Directions for this task:
Read through the records below and copy each line that uses the word "diagram".

====== Raw records ======

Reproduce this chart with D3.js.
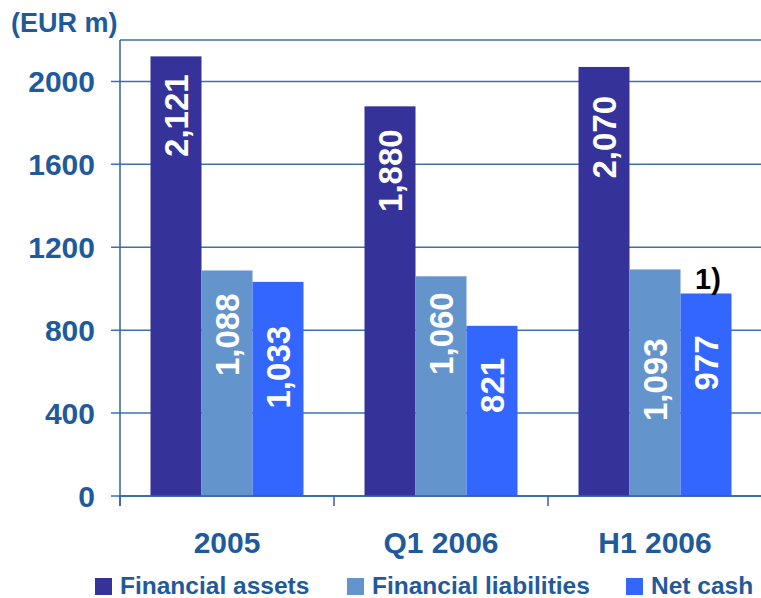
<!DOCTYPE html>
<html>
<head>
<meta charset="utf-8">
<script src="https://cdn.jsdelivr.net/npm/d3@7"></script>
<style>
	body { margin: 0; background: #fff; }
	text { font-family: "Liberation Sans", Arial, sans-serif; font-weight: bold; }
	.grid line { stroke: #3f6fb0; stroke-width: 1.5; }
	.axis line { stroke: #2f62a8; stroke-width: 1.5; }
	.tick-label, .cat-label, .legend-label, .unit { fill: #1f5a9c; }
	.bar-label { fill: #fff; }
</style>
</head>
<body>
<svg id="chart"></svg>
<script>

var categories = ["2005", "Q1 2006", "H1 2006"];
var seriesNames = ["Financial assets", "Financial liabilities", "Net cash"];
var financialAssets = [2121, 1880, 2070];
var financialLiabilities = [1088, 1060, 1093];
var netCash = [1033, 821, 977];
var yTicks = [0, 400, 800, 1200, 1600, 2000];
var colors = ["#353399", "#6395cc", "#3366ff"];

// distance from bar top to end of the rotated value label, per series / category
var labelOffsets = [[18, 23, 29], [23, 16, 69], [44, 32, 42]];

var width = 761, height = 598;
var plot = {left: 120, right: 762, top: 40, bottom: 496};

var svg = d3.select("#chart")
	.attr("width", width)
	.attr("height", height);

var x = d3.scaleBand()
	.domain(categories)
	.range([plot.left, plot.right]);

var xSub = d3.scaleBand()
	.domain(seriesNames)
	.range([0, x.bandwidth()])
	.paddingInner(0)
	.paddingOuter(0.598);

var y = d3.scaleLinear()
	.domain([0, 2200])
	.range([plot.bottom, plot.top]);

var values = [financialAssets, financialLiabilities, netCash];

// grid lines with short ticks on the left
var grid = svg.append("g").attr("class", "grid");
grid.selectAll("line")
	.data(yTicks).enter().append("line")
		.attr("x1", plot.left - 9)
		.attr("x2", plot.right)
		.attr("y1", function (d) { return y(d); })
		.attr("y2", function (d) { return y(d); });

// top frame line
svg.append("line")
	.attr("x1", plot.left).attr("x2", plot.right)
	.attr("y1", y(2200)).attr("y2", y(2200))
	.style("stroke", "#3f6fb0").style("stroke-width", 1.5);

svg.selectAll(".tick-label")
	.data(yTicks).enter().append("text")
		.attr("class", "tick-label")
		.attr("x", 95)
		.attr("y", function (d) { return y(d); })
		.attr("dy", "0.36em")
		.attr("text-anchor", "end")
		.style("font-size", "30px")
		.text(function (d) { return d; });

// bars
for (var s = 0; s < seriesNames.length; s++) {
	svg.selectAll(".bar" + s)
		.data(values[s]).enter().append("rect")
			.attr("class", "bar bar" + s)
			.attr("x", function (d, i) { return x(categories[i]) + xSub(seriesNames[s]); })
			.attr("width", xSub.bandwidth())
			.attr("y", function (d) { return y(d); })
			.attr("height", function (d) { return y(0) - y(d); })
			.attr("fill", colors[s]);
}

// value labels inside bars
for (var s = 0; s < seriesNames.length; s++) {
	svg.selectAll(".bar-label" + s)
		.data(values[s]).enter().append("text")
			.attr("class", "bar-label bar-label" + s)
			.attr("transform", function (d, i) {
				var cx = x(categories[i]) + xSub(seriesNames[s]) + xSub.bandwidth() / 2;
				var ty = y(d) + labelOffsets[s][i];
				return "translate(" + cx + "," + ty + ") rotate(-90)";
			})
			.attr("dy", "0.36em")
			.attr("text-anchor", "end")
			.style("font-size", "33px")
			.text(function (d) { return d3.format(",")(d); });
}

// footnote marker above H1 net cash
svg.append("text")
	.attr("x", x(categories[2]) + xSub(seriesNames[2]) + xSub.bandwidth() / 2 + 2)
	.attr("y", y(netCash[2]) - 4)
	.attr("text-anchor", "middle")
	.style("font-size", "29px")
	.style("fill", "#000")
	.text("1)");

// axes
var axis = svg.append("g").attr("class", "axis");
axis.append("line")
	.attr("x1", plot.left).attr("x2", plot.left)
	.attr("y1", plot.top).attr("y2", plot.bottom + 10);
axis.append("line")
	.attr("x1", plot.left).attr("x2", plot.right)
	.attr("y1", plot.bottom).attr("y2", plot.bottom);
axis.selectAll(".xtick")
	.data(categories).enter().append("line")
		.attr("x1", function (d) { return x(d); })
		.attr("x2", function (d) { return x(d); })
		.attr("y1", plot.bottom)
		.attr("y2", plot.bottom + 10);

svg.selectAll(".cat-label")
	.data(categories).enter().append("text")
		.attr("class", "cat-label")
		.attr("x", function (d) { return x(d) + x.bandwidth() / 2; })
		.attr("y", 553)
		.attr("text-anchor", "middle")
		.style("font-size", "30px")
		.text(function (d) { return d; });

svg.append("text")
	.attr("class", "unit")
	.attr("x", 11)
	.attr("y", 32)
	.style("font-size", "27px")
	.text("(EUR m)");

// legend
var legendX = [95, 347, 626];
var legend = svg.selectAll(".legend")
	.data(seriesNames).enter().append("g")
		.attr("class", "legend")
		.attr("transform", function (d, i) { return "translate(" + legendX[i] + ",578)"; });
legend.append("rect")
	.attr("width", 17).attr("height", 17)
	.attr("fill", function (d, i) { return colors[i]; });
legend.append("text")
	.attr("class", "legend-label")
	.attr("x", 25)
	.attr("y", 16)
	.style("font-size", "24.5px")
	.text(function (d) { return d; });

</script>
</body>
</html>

======
====== Raw records ======

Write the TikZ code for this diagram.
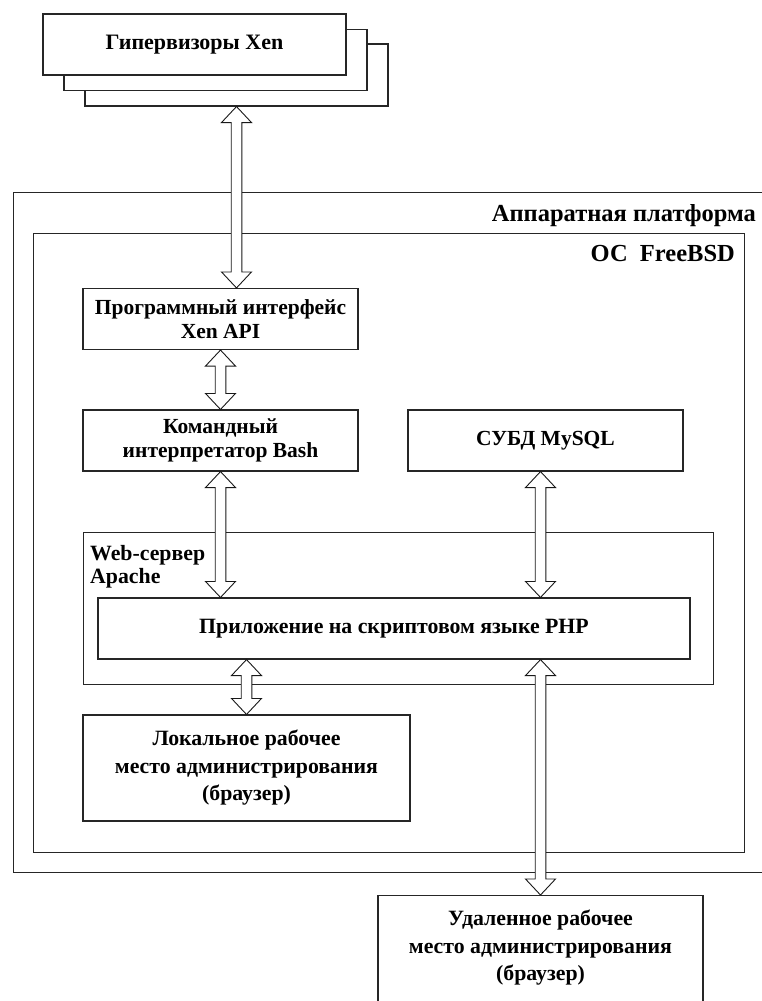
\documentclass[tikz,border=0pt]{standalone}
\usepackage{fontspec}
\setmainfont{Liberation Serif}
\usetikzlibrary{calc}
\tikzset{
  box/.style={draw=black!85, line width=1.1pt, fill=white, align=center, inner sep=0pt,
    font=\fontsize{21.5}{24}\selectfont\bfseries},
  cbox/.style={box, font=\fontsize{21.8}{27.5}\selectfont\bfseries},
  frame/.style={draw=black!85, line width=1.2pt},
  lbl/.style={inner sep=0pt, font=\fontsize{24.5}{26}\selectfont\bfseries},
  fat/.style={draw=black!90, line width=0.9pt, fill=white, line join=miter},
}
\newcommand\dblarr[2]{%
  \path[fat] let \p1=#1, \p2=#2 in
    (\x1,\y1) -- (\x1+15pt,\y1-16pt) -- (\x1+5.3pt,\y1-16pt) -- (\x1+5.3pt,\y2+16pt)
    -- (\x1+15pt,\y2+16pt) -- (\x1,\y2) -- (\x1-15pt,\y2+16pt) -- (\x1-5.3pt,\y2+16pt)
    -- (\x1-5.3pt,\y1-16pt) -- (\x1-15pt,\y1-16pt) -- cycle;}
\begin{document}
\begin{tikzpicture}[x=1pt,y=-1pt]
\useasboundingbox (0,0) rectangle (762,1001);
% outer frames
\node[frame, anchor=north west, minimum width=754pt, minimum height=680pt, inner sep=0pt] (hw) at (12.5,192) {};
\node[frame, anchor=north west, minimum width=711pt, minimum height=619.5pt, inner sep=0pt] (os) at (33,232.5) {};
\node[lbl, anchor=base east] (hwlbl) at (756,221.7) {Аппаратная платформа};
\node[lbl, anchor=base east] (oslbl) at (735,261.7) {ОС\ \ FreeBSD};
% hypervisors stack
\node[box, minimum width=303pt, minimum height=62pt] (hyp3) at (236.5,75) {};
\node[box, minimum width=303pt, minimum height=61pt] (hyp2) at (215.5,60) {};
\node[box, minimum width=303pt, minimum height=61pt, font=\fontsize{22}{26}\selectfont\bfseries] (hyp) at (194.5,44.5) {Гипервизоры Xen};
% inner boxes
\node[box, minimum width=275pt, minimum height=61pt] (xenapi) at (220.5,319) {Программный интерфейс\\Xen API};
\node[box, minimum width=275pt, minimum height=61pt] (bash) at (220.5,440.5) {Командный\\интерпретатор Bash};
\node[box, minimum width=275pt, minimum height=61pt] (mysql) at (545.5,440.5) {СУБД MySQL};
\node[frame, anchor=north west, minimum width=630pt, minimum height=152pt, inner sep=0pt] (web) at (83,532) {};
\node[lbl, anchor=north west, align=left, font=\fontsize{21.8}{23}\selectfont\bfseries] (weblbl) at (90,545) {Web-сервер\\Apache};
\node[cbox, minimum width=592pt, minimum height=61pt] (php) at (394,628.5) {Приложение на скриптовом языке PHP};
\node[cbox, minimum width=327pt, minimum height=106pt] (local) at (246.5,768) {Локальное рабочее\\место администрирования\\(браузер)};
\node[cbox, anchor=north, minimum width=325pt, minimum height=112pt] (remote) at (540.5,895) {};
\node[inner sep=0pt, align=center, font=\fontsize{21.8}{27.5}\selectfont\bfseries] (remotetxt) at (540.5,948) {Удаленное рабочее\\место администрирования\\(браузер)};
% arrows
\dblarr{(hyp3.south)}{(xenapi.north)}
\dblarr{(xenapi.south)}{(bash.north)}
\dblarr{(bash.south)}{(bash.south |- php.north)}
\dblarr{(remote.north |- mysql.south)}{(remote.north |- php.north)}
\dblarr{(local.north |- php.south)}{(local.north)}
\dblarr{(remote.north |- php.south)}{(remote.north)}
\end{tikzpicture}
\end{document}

======
====== Raw records ======

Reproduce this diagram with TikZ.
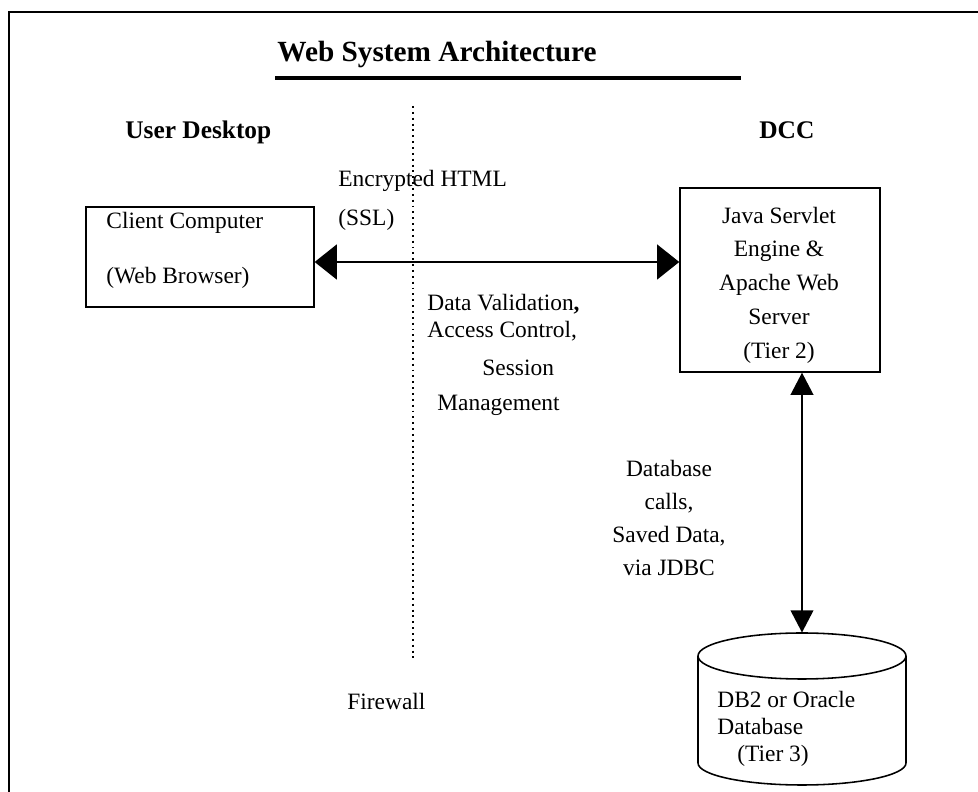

======

Result below:
Write the TikZ code for this diagram.
Reproduce this diagram with TikZ.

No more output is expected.